Setelah memastikan aku sudah baik-baik saja, aku turun dari kasur dan mulai beraktivitas—sambil berdoa supaya moisture kit dan masker yang semalam kupakai untuk menutupi eye bags telah berfungsi dengan baik. Sarapan, mencuci dan menjemur pakaian, serta beberapa kegiatan lain yang biasa aku lakukan di akhir pekan berjalan dengan lancar. Beberapa kali sempat kudengar lagu yang mengingatkanku padanya, tapi mataku tetap bergeming datar. Those feelings still linger, but were not strong enough to push me down. Menurutku itu pertanda baik, apalagi malamnya aku ada jadwal online meeting dengan teman-teman komunitas. Kalau perasaan kemarin benar-benar nggak muncul lagi, artinya kondisiku sudah cukup baik untuk berdiskusi saat rapat. Setidaknya, aku harap begitu.
Beberapa jam lalu, salah satu temanku bilang begini: "Recover atau nggak itu dari dalam diri sendiri, soalnya orang lain nggak bisa bantu. Jadi kalau kita bilang 'gampang recover', 'aku baik-baik saja', dan lain sebagainya, bisa jadi kekuatan buat diri sendiri juga!" —maka dengan mood yang bagus, aku tadi langsung duduk di depan komputer untuk bersiap rapat. Karena aku baik-baik saja. Setelah rapat pun, aku masih sempat chat dengan beberapa orang. Semuanya baik-baik saja.
Beberapa menit berselang, aku ingat kejadian sebulan lalu ketika aku berusaha coping dengan berita tentang NEWS. Waktu itu, rasanya lega sekali karena bisa menuangkan perasaan lewat tulisan. Jadi, tadi kuputuskan untuk membuka halaman blog dan menuliskan semua perasaan yang masih tersisa. Tapi entah kenapa, aku nggak bisa menulis apa pun. Bingung harus mulai dari mana, bagian mana yang harus aku tulis, dan seberapa banyak yang sebaiknya tetap aku simpan sendiri. Setelah berkali-kali mengetik dan menghapus, akhirnya kuambil sedikit jeda. Pada saat bersamaan, kebetulan salah seorang teman mengirimkan link tulisan teman sekelas 'dia' dengan tambahan kalimat pengingat: "jangan dibuka kalau belum siap ya" —karena aku merasa sudah baik-baik saja, jadi aku baca.
Sayang sekali, ternyata produksi air matanya sudah aktif lagi.
Maaf ya, tadinya aku bermaksud menulis tentang kejadian kemarin.
Entah bagaimana, aku malah jadi posting tentang kejadian hari ini. Dasar cengeng!
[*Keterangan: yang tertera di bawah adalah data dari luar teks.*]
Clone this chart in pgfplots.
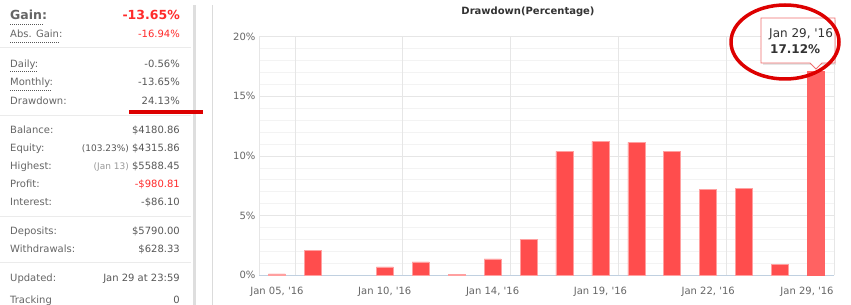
\documentclass[border=0pt]{standalone}
\usepackage{pgfplots}
\pgfplotsset{compat=1.18}
\usepackage{fontspec}
\newfontfamily\df{DejaVu Sans}
\definecolor{lbl}{HTML}{666666}
\definecolor{val}{HTML}{585858}
\definecolor{redv}{HTML}{FF2A2A}
\definecolor{barred}{HTML}{FF4D4D}
\definecolor{barhl}{HTML}{FF6262}
\definecolor{barbd}{HTML}{FFA0A0}
\definecolor{gridc}{HTML}{E6E6E6}
\definecolor{mgrid}{HTML}{F3F3F3}
\definecolor{axisc}{HTML}{C0D0E0}
\definecolor{ann}{HTML}{DD0000}
\definecolor{sepc}{HTML}{EBEBEB}
\definecolor{titc}{HTML}{333333}
\newcommand\fs{\df\fontsize{10}{12}\selectfont}
\begin{document}
\begin{tikzpicture}[x=1pt,y=1pt]
\clip (0,0) rectangle (851,305);
\fill[white] (0,0) rectangle (851,305);
% left panel
\fill[black!13] (193,0) rectangle (196,300);
\draw[black!14, line width=1pt] (212.5,0) -- (212.5,300);
\foreach \yy in {257,189,88,42} {\draw[sepc, line width=1pt] (0,\yy) -- (191,\yy);}
\foreach \yy/\xe in {281/44,262.3/60,233.3/37,215/52} {\draw[val, line width=0.8pt, dash pattern=on 1pt off 1pt] (10,\yy) -- (\xe,\yy);}
\node[anchor=base west, inner sep=0, text=lbl, font=\df\bfseries\fontsize{12.5}{14}\selectfont] at (10,285) {Gain:};
\node[anchor=base east, inner sep=0, text=redv, font=\df\bfseries\fontsize{12.5}{14}\selectfont] at (180,285) {-13.65\%};
\foreach \yy/\lab/\vv in {267.3/Abs. Gain:/{\textcolor{redv}{-16.94\%}},237.3/Daily:/-0.56\%,219.3/Monthly:/-13.65\%,200.7/Drawdown:/24.13\%,171/Balance:/\$4180.86,153/Equity:/{{\fontsize{9}{10}\selectfont(103.23\%)} \$4315.86},135/Highest:/{{\fontsize{9}{10}\selectfont\textcolor{black!40}{(Jan 13)}} \$5588.45},117.3/Profit:/{\textcolor{redv}{-\$980.81}},99.3/Interest:/-\$86.10,70/Deposits:/\$5790.00,52.3/Withdrawals:/\$628.33,23/Updated:/Jan 29 at 23:59,1.5/Tracking/0} {
  \node[anchor=base west, inner sep=0, text=lbl, font=\fs] at (10,\yy) {\lab};
  \node[anchor=base east, inner sep=0, text=val, font=\fs] at (180,\yy) {\vv};
}
% chart
\node[font=\df\bfseries\fontsize{10}{12}\selectfont, text=titc] at (528,293) {Drawdown(Percentage)};
\begin{axis}[
  at={(259pt,29.7pt)}, anchor=south west,
  scale only axis, width=575pt, height=238.6pt,
  xmin=-0.5, xmax=15.5, ymin=0, ymax=20,
  ybar, bar width=17pt,
  axis x line*=bottom, axis y line*=left,
  x axis line style={draw=axisc, line width=1pt},
  y axis line style={draw=none},
  tick style={draw=none},
  xtick={0,3,6,9,12,15},
  xticklabels={{Jan 05, '16},{Jan 10, '16},{Jan 14, '16},{Jan 19, '16},{Jan 22, '16},{Jan 29, '16\hspace*{18pt}}},
  extra x ticks={-0.5,0.5,3.5,6.5,9.5,12.5,15.5},
  extra x tick labels={},
  extra x tick style={grid=major},
  ytick={0,5,10,15,20},
  yticklabels={0\%,5\%,10\%,15\%,20\%},
  minor y tick num=4,
  ymajorgrids, yminorgrids,
  major grid style={draw=gridc, line width=0.8pt},
  minor grid style={draw=mgrid, line width=0.8pt},
  xticklabel style={font=\fs, text=lbl, yshift=-4pt},
  yticklabel style={font=\fs, text=lbl},
]
\addplot[bar shift=0pt, fill=barred, draw=barbd, line width=0.6pt] coordinates {
(0,0.12) (1,2.12) (3,0.70) (4,1.12) (5,0.10) (6,1.37) (7,3.04) (8,10.39)
(9,11.23) (10,11.15) (11,10.39) (12,7.21) (13,7.29) (14,0.92)};
\addplot[bar shift=0pt, fill=barhl, draw=barhl, line width=0.6pt] coordinates {(15,17.12)};
\end{axis}
% tooltip
\fill[black!10] (763,240) -- (836,240) -- (836,285) -- (763,285) -- cycle;
\draw[fill=white, draw={rgb,255:red,240;green,110;blue,110}, line width=0.8pt]
  (761,287) -- (835,287) -- (835,242) -- (822,242) -- (816,236) -- (810,242) -- (761,242) -- cycle;
\node[anchor=base west, inner sep=0, text=titc, font=\df\fontsize{12}{14}\selectfont] at (769,267) {Jan 29, '16};
\node[anchor=base west, inner sep=0, text=titc, font=\df\bfseries\fontsize{12}{14}\selectfont] at (770,251) {17.12\%};
% annotations
\draw[ann, line width=3.5pt] (129,193) -- (203,193);
\draw[ann, line width=3.5pt] (785,263) ellipse [x radius=54, y radius=37];
\end{tikzpicture}
\end{document}
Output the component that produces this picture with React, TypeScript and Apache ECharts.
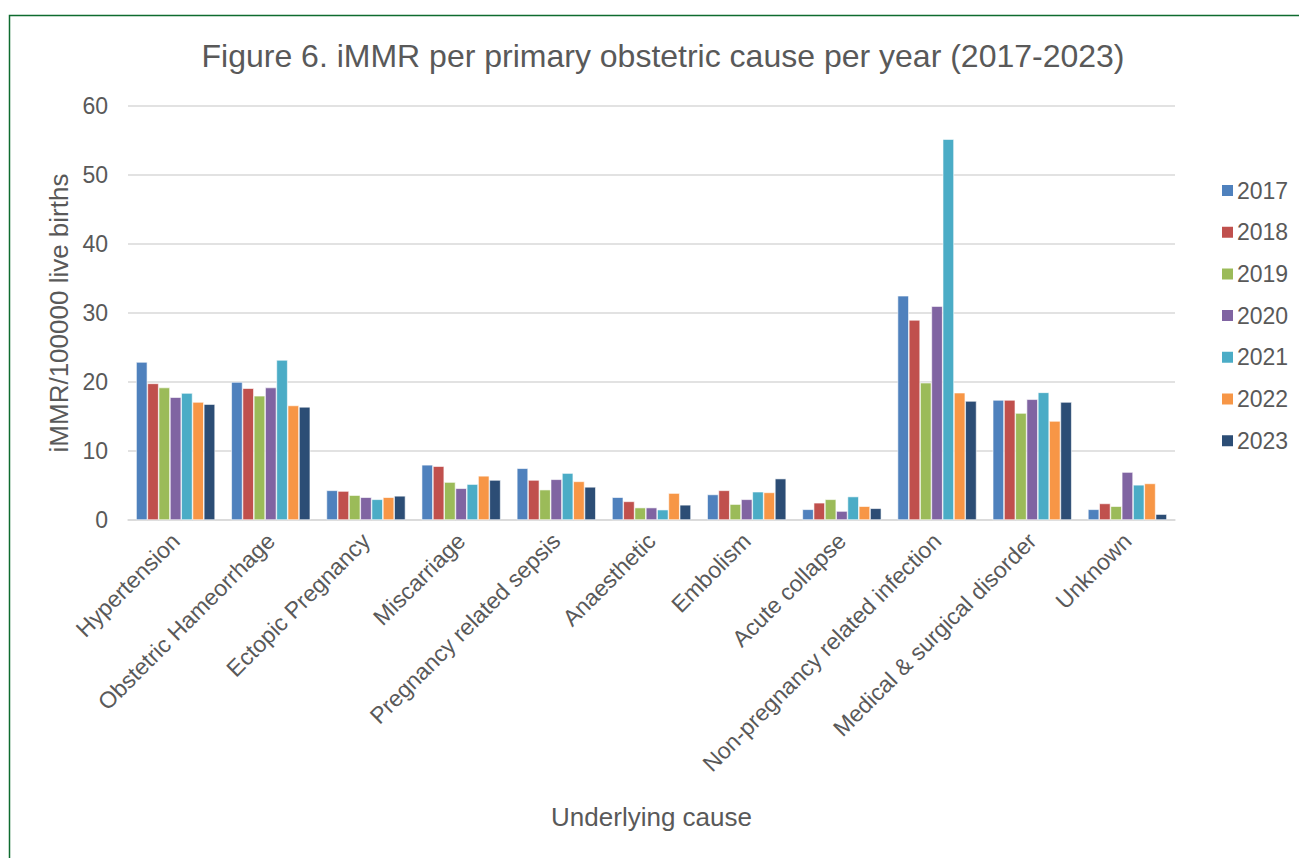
import React, { useEffect, useRef } from "react";
import * as echarts from "echarts";

const categories = [
  "Hypertension",
  "Obstetric Hameorrhage",
  "Ectopic Pregnancy",
  "Miscarriage",
  "Pregnancy related sepsis",
  "Anaesthetic",
  "Embolism",
  "Acute collapse",
  "Non-pregnancy related infection",
  "Medical & surgical disorder",
  "Unknown",
];

const years = ["2017", "2018", "2019", "2020", "2021", "2022", "2023"];

const v2017 = [22.9, 20.0, 4.3, 8.0, 7.5, 3.3, 3.7, 1.55, 32.5, 17.4, 1.55];
const v2018 = [19.8, 19.1, 4.2, 7.8, 5.8, 2.7, 4.3, 2.5, 29.0, 17.4, 2.4];
const v2019 = [19.2, 18.0, 3.6, 5.5, 4.4, 1.8, 2.3, 3.0, 19.9, 15.5, 2.0];
const v2020 = [17.8, 19.2, 3.3, 4.6, 5.9, 1.8, 3.0, 1.3, 31.0, 17.5, 6.95];
const v2021 = [18.4, 23.2, 3.0, 5.2, 6.8, 1.5, 4.1, 3.4, 55.2, 18.5, 5.1];
const v2022 = [17.1, 16.6, 3.3, 6.4, 5.6, 3.9, 4.0, 2.0, 18.45, 14.35, 5.3];
const v2023 = [16.8, 16.4, 3.5, 5.8, 4.8, 2.2, 6.0, 1.7, 17.25, 17.1, 0.85];

const seriesValues = [v2017, v2018, v2019, v2020, v2021, v2022, v2023];
const colors = ["#4F81BD", "#C0504D", "#9BBB59", "#8064A2", "#4BACC6", "#F79646", "#2C4D75"];

const yTicks = [0, 10, 20, 30, 40, 50, 60];

export default function App() {
  const ref = useRef<HTMLDivElement>(null);
  useEffect(() => {
    if (!ref.current) return;
    const chart = echarts.init(ref.current, null, { renderer: "svg" });
    const font = "'Liberation Sans', Arial, sans-serif";
    chart.setOption({
      animation: false,
      textStyle: { fontFamily: font },
      title: {
        text: "Figure 6. iMMR per primary obstetric cause per year (2017-2023)",
        left: 658,
        top: 35,
        textAlign: "center",
        textStyle: { fontFamily: font, fontSize: 32, fontWeight: "normal", color: "#595959" },
      },
      graphic: [
        {
          type: "rect",
          shape: { x: 9.5, y: 15.5, width: 1310, height: 870 },
          style: { fill: "none", stroke: "#0E6B2F", lineWidth: 1.5 },
          silent: true,
        },
      ],
      legend: {
        orient: "vertical",
        left: 1215,
        top: 174,
        itemWidth: 13,
        itemHeight: 13,
        itemGap: 18.7,
        icon: "rect",
        data: years,
        textStyle: { fontFamily: font, fontSize: 23, color: "#595959", padding: [0, 0, 0, -2] },
      },
      grid: { left: 128, right: 124, top: 106, bottom: 338, containLabel: false },
      xAxis: {
        type: "category",
        data: categories,
        name: "Underlying cause",
        nameLocation: "middle",
        nameGap: 284,
        nameTextStyle: { fontFamily: font, fontSize: 26, color: "#595959" },
        axisLine: { lineStyle: { color: "#D9D9D9", width: 1.5 } },
        axisTick: { show: false },
        axisLabel: {
          rotate: 45,
          interval: 0,
          margin: 17,
          fontFamily: font,
          fontSize: 23,
          color: "#595959",
        },
      },
      yAxis: {
        type: "value",
        min: 0,
        max: 60,
        interval: 10,
        name: "iMMR/100000 live births",
        nameLocation: "middle",
        nameGap: 55,
        nameRotate: 90,
        nameTextStyle: { fontFamily: font, fontSize: 26, color: "#595959" },
        axisLine: { show: false },
        axisTick: { show: false },
        axisLabel: {
          margin: 20,
          fontFamily: font,
          fontSize: 23,
          color: "#595959",
          formatter: (v: number) => (yTicks.includes(v) ? String(v) : ""),
        },
        splitLine: { lineStyle: { color: "#D9D9D9", width: 1.5 } },
      },
      series: years.map((y, i) => ({
        name: y,
        type: "bar",
        data: seriesValues[i],
        barGap: "0%",
        barCategoryGap: "17%",
        itemStyle: { color: colors[i], borderColor: "#ffffff", borderWidth: 0.6 },
      })),
    });
    return () => chart.dispose();
  }, []);
  return (
    <div
      ref={ref}
      style={{ position: "absolute", left: 0, top: 0, width: 1299, height: 858, background: "#fff" }}
    />
  );
}
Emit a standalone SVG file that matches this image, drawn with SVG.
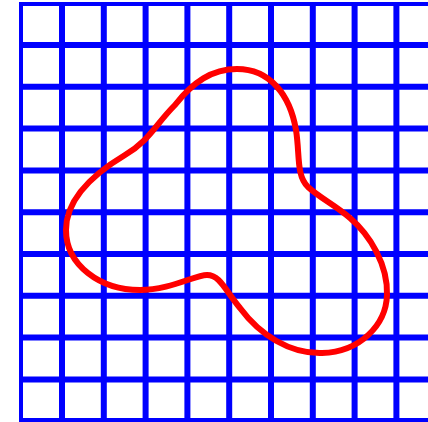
<svg xmlns="http://www.w3.org/2000/svg" width="428" height="422" viewBox="0 0 428 422">
<style>
.g{stroke:#0000ff;stroke-width:6;fill:none}
.e{fill:#0000ff}
.c{stroke:#ff0000;stroke-width:6;fill:none;stroke-linejoin:round}
</style>
<rect width="428" height="422" fill="#ffffff"/>
<g id="grid">
<rect class="e" x="19" y="2" width="409" height="4"/>
<rect class="e" x="19" y="418" width="409" height="4"/>
<rect class="e" x="19" y="2" width="4" height="420"/>
<path class="g" d="M62 2V422M103.8 2V422M145.6 2V422M187.4 2V422M229.2 2V422M271 2V422M312.8 2V422M354.6 2V422M396.4 2V422"/>
<path class="g" d="M19 45H428M19 86.8H428M19 128.6H428M19 170.4H428M19 212.2H428M19 254H428M19 295.8H428M19 337.6H428M19 379.4H428"/>
</g>
<g id="curve">
<path class="c" d="M237 69 C270 69 290 95 296 130 C300 155 296 175 308 187 C320 198 335 205 350 218 C370 235 388 265 387 295 C386 325 360 352 322 353 C290 354 260 335 240 308 C225 290 220 275 207 275 C195 275 170 290 140 290 C100 290 66 265 66 230 C66 195 100 170 125 155 C150 140 155 125 175 105 C193 82 212 69 237 69 Z"/>
</g>
</svg>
⚡️ “【the day he took a rest: 30 first thoughts I had after his 30 year-old self found peace】"https://t.co/FVDkPXvoFp
— ♠️☘️ R. J. ☘️♠️ (@jilansy) July 18, 2020
P.S. aku lupa kapan dan di mana, tapi aku ingat dia pernah bilang sesuatu yang mirip dengan quote di atas. Sebagai orang yang sebisa mungkin tidak meminta bantuan orang lain, waktu itu aku cukup kaget. Bisa dibilang, aku nggak punya keberanian semacam itu. I wonder if he had it though, he looks brave.